[Available data]

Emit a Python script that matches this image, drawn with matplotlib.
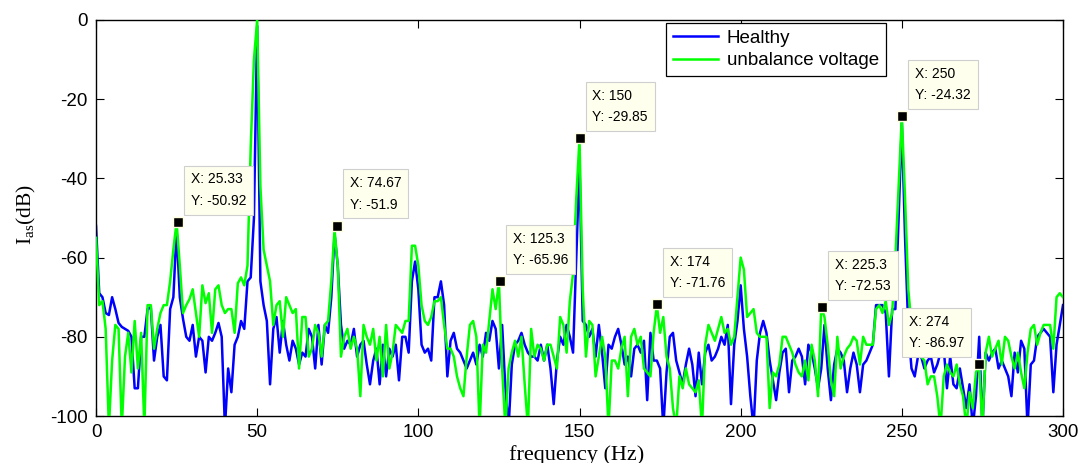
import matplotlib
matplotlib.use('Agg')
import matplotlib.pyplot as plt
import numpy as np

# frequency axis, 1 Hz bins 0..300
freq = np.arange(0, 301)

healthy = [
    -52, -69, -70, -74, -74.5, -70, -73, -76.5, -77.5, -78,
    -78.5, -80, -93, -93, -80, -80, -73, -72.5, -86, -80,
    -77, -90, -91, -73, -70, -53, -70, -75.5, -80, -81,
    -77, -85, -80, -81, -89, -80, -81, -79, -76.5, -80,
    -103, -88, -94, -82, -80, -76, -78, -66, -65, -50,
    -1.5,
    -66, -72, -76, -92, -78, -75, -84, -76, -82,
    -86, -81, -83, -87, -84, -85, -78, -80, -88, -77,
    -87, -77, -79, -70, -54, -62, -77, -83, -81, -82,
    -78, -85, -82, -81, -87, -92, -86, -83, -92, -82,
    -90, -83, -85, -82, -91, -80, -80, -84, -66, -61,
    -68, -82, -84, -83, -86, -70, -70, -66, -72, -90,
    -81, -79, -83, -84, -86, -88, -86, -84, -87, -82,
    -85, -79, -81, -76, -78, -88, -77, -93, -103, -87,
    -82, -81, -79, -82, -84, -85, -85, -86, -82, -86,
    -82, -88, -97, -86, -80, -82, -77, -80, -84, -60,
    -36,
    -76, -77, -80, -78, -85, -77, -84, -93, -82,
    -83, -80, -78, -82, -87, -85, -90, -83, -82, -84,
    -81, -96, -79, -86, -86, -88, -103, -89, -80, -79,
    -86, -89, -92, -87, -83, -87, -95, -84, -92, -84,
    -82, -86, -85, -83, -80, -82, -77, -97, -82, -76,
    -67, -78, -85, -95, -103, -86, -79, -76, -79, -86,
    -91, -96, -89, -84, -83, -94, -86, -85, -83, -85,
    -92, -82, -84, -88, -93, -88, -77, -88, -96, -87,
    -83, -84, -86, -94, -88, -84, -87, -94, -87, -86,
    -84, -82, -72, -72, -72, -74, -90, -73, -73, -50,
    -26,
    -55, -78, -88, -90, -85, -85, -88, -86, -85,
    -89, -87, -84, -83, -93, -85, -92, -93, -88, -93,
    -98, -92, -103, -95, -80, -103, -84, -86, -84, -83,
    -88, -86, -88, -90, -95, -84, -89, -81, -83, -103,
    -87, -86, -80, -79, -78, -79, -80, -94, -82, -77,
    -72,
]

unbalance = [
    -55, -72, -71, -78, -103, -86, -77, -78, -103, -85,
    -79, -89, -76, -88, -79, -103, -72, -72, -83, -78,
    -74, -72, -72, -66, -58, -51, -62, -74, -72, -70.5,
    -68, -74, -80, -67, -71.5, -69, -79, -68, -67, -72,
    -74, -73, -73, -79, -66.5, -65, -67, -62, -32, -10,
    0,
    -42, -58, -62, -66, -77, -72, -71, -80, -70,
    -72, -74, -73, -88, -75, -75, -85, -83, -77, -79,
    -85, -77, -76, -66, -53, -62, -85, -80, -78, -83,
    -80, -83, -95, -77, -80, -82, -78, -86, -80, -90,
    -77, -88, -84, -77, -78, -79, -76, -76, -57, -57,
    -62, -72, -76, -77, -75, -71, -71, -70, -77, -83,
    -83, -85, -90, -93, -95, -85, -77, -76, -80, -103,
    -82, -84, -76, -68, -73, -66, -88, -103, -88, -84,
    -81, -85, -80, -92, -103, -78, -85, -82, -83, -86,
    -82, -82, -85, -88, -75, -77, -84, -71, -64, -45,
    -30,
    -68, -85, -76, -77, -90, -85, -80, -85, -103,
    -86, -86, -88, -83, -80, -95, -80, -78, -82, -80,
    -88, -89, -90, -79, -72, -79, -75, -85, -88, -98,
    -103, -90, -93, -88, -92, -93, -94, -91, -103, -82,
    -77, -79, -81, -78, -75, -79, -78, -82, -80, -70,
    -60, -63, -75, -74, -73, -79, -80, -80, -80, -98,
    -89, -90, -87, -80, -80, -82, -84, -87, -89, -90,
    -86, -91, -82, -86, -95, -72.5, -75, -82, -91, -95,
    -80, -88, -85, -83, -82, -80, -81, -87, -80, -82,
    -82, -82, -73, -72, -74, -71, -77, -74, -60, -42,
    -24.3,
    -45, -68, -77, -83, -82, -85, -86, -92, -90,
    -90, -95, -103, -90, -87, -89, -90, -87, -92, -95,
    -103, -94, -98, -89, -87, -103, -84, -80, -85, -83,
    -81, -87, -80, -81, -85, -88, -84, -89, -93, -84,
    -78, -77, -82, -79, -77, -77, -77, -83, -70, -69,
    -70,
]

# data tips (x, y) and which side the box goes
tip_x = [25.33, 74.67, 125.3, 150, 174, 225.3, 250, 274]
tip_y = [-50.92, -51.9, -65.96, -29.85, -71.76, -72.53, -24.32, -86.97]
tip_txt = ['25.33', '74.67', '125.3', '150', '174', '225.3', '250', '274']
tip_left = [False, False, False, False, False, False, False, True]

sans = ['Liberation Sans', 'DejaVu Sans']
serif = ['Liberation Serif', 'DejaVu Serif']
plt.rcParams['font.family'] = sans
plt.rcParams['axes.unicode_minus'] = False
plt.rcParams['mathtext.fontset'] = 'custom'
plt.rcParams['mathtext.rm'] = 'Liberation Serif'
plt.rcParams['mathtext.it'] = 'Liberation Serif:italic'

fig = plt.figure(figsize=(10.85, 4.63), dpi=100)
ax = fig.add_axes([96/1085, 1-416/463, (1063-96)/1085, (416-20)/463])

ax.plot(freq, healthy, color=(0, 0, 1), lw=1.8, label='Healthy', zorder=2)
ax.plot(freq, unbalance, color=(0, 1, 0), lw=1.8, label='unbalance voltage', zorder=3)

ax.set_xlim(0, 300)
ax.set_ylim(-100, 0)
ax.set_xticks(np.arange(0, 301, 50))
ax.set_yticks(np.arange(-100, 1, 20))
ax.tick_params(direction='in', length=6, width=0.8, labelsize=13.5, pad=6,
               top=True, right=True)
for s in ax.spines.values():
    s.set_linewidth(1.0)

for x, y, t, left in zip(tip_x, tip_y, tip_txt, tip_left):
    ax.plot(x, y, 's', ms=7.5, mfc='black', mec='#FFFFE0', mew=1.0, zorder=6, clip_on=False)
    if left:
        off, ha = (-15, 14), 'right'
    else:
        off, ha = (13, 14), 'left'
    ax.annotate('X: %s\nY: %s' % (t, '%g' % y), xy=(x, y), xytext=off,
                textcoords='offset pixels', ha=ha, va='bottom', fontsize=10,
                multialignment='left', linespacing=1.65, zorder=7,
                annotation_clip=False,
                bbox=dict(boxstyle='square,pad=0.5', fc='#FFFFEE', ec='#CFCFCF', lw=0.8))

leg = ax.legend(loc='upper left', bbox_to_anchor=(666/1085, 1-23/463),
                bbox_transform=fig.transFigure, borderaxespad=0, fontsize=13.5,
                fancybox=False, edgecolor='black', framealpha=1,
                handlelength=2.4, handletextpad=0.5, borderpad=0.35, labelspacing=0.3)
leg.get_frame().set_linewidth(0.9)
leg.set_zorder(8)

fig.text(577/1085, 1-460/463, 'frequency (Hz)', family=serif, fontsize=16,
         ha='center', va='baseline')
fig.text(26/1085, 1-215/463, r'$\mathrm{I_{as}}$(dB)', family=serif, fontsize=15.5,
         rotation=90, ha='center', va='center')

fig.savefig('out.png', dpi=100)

[The problem] Up to and including the line with "freq = np.arange(0, 301)", copy the data above from its first line. Skip pictures.

[Result of the task]
Emit a Python script that matches this image, drawn with matplotlib.
import matplotlib
matplotlib.use('Agg')
import matplotlib.pyplot as plt
import numpy as np

# frequency axis, 1 Hz bins 0..300
freq = np.arange(0, 301)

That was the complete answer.